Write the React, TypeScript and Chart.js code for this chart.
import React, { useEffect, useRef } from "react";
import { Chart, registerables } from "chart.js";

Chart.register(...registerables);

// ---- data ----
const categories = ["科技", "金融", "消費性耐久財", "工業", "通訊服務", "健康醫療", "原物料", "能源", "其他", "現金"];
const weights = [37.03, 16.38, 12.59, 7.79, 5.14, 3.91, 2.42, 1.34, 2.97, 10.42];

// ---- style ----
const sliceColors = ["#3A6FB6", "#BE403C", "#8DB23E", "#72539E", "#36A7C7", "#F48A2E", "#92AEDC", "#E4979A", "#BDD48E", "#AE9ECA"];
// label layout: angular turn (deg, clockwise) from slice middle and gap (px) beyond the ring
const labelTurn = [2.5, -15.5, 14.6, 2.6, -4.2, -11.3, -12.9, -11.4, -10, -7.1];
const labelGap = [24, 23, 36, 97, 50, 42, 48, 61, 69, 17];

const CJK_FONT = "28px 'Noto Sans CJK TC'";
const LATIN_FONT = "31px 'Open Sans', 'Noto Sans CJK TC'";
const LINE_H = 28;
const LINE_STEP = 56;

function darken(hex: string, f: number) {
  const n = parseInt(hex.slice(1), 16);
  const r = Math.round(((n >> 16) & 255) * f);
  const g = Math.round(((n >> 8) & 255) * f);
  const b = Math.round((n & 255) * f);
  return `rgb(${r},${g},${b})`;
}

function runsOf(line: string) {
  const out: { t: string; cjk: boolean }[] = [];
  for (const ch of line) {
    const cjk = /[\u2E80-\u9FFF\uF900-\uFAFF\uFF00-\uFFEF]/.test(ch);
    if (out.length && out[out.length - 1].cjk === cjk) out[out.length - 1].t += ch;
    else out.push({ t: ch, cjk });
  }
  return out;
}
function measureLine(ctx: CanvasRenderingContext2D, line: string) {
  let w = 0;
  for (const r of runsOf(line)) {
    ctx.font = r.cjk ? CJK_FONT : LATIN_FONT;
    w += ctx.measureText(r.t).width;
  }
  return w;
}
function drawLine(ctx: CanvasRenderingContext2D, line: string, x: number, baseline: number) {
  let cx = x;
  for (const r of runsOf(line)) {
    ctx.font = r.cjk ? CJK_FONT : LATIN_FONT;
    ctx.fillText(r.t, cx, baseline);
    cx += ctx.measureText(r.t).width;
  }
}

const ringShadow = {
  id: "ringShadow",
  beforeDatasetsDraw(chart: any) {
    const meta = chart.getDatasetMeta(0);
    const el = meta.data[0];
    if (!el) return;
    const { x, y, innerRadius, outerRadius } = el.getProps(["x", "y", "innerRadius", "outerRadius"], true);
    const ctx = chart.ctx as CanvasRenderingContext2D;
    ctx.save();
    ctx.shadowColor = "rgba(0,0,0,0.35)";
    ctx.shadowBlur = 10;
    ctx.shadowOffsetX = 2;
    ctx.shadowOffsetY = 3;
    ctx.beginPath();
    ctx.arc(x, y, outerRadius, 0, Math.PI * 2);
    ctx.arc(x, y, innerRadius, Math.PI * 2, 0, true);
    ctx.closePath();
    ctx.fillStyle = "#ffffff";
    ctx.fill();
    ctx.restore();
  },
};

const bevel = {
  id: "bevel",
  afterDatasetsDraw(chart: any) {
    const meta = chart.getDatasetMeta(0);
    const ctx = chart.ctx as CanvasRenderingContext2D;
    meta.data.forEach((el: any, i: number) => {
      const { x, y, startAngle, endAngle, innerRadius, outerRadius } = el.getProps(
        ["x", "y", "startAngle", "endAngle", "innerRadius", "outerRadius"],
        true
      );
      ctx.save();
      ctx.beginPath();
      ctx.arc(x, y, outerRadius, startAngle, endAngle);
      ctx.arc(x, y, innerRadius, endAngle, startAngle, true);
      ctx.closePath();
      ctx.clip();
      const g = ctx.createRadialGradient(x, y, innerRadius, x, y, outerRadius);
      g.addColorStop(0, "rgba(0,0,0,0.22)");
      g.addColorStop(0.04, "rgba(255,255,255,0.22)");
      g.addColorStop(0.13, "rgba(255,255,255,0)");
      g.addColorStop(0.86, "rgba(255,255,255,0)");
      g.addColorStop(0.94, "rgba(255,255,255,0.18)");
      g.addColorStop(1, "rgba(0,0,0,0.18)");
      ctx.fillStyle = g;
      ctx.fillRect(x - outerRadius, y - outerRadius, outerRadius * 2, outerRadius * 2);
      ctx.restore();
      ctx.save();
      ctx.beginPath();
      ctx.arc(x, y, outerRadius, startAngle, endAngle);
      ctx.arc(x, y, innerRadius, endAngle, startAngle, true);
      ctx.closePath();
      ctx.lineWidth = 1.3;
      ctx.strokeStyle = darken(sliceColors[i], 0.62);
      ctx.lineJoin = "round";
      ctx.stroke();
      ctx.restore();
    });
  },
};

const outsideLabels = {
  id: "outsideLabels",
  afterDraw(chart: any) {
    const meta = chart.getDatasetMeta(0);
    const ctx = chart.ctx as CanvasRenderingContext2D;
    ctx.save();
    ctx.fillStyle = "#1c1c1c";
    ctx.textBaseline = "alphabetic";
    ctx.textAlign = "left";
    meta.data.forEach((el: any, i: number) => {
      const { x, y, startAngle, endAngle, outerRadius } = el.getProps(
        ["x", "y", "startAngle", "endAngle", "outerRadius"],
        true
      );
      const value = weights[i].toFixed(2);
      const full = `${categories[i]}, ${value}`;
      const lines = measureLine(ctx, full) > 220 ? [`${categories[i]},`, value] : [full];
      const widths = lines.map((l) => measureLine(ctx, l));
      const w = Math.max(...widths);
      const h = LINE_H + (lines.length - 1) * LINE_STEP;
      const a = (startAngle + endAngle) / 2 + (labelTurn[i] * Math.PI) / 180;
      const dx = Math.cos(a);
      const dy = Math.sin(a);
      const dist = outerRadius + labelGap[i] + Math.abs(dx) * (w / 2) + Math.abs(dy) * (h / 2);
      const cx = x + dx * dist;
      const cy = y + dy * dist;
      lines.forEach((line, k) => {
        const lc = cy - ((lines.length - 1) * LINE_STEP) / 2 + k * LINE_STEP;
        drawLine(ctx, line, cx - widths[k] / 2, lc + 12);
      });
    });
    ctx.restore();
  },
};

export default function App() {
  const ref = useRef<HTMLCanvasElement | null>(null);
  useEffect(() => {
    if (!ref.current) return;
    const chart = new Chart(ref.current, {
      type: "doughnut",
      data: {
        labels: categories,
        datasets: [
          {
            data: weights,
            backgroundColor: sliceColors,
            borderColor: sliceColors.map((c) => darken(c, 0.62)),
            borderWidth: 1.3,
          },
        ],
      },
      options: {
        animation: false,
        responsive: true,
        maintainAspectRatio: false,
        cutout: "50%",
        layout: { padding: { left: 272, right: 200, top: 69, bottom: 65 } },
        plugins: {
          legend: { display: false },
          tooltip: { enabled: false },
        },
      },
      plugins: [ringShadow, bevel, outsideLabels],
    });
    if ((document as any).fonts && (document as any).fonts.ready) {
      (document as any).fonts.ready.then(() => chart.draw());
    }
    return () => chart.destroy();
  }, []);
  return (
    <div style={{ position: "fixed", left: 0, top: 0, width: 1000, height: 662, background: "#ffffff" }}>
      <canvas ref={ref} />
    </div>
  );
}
----
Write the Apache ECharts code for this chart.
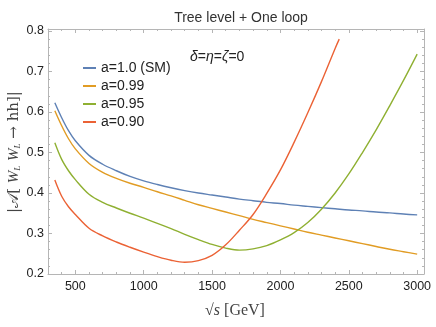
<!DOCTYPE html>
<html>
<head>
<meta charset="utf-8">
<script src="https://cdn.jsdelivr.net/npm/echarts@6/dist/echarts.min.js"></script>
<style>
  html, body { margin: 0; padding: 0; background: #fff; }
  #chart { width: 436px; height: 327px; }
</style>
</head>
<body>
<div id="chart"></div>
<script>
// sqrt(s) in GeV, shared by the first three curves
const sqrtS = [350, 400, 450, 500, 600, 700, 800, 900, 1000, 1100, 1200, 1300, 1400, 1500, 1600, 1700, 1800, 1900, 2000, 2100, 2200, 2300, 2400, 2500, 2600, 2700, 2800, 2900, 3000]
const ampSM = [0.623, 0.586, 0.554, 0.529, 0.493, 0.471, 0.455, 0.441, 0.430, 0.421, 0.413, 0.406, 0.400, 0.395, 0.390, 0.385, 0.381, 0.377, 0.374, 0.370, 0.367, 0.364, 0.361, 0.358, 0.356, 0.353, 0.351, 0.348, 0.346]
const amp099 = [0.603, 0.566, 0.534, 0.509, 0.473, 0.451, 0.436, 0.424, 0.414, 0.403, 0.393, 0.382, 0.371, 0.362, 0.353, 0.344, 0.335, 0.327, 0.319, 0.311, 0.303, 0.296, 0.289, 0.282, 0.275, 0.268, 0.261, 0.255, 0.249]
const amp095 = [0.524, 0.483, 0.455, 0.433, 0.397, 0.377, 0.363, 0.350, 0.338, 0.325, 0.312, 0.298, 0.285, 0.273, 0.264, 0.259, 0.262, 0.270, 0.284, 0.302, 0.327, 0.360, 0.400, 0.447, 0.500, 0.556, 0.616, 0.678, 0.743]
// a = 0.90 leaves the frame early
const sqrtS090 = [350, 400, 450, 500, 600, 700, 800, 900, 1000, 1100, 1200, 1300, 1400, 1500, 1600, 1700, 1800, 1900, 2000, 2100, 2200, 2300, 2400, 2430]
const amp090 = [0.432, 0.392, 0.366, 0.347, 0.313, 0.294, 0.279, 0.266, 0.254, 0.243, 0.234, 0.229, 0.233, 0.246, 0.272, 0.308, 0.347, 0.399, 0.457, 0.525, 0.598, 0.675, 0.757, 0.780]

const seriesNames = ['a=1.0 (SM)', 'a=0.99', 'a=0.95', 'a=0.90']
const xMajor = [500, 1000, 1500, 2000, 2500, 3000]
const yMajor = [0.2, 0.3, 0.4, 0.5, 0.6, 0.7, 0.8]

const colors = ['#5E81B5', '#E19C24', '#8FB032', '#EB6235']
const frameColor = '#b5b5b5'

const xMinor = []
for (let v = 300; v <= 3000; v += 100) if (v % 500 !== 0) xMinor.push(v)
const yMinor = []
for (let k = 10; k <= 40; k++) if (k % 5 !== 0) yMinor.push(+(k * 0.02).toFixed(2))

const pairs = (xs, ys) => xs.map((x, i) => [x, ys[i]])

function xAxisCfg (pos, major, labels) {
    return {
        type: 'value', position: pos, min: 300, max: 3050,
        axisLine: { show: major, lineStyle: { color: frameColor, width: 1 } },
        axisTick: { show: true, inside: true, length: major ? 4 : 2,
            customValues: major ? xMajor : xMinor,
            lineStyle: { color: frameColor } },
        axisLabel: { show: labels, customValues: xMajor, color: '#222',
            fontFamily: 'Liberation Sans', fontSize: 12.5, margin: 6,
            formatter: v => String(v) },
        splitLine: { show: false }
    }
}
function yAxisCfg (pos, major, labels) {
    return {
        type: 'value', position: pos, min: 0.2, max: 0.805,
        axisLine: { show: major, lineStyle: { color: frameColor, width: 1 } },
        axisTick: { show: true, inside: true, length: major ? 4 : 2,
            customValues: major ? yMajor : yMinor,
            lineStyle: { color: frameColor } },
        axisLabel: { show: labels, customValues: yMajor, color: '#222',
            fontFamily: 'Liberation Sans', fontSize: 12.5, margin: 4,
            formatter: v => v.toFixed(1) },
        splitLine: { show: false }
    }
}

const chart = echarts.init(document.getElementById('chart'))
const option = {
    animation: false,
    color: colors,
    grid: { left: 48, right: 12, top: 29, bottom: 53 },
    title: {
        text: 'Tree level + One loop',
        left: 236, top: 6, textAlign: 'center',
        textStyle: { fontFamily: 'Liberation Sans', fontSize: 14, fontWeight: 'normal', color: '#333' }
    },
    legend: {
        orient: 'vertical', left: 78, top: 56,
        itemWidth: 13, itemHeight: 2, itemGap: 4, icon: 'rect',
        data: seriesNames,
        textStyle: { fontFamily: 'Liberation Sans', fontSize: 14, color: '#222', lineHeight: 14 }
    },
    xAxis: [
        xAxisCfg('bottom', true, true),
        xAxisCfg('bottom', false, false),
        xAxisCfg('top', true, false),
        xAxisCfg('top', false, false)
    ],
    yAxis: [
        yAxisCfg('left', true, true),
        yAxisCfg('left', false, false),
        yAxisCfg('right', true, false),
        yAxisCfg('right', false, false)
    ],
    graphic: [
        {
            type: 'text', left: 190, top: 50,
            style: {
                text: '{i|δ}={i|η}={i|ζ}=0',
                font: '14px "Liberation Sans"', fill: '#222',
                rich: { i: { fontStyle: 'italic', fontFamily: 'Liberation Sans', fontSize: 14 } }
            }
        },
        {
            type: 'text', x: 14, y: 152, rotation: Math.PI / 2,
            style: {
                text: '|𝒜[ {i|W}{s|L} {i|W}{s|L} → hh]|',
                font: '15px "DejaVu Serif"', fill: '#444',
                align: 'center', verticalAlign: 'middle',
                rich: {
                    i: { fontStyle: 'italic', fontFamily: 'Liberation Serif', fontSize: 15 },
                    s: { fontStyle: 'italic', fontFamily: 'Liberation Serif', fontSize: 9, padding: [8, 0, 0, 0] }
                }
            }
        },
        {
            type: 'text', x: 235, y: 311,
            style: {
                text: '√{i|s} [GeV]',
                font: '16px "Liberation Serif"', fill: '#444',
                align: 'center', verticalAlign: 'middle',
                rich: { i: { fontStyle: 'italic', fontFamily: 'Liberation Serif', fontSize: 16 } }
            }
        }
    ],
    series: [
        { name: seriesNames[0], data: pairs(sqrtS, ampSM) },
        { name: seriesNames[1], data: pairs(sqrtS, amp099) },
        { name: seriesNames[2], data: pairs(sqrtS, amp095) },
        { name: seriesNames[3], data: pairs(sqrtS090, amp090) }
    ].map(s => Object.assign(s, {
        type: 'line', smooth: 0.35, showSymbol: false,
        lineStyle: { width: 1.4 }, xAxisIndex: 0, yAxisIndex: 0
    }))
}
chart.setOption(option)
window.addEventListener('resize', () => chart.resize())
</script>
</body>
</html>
----
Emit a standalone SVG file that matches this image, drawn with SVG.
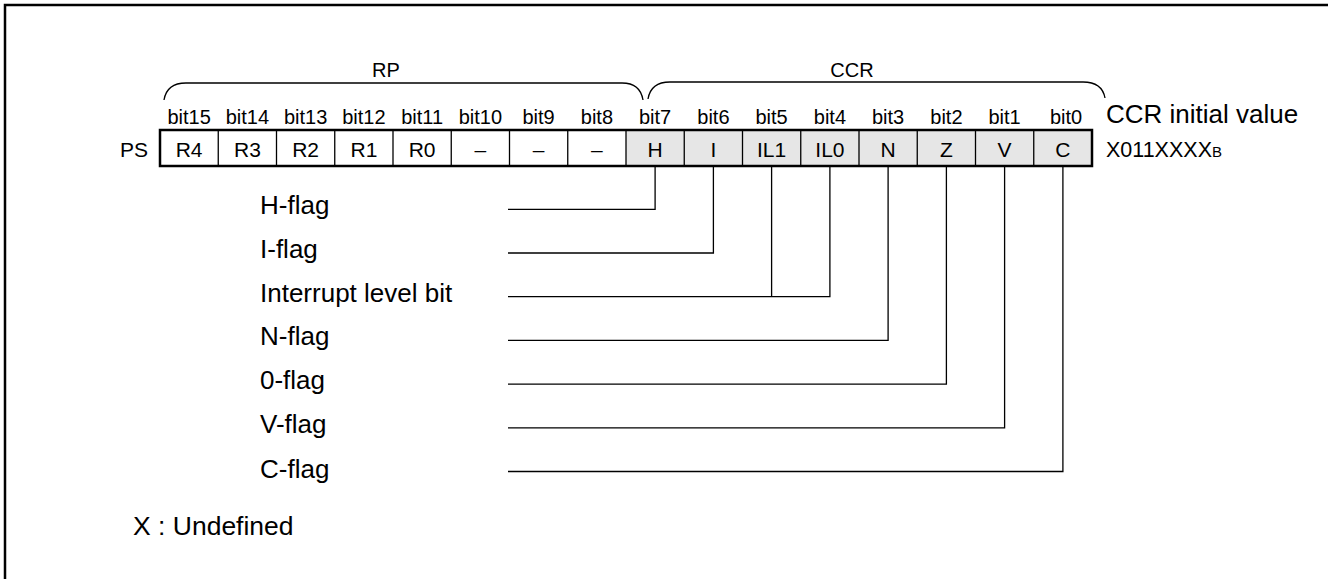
----
Print, from the entries above, the line with "Write the React, TypeScript", the line with "Chart.register(...registerables);" and all lines between them, exactly and with nothing else.

- **ANSWER TO THE PROBLEM**
Write the React, TypeScript and Chart.js code for this chart.
import React, { useEffect, useRef } from "react";
import { Chart, registerables } from "chart.js";

Chart.register(...registerables);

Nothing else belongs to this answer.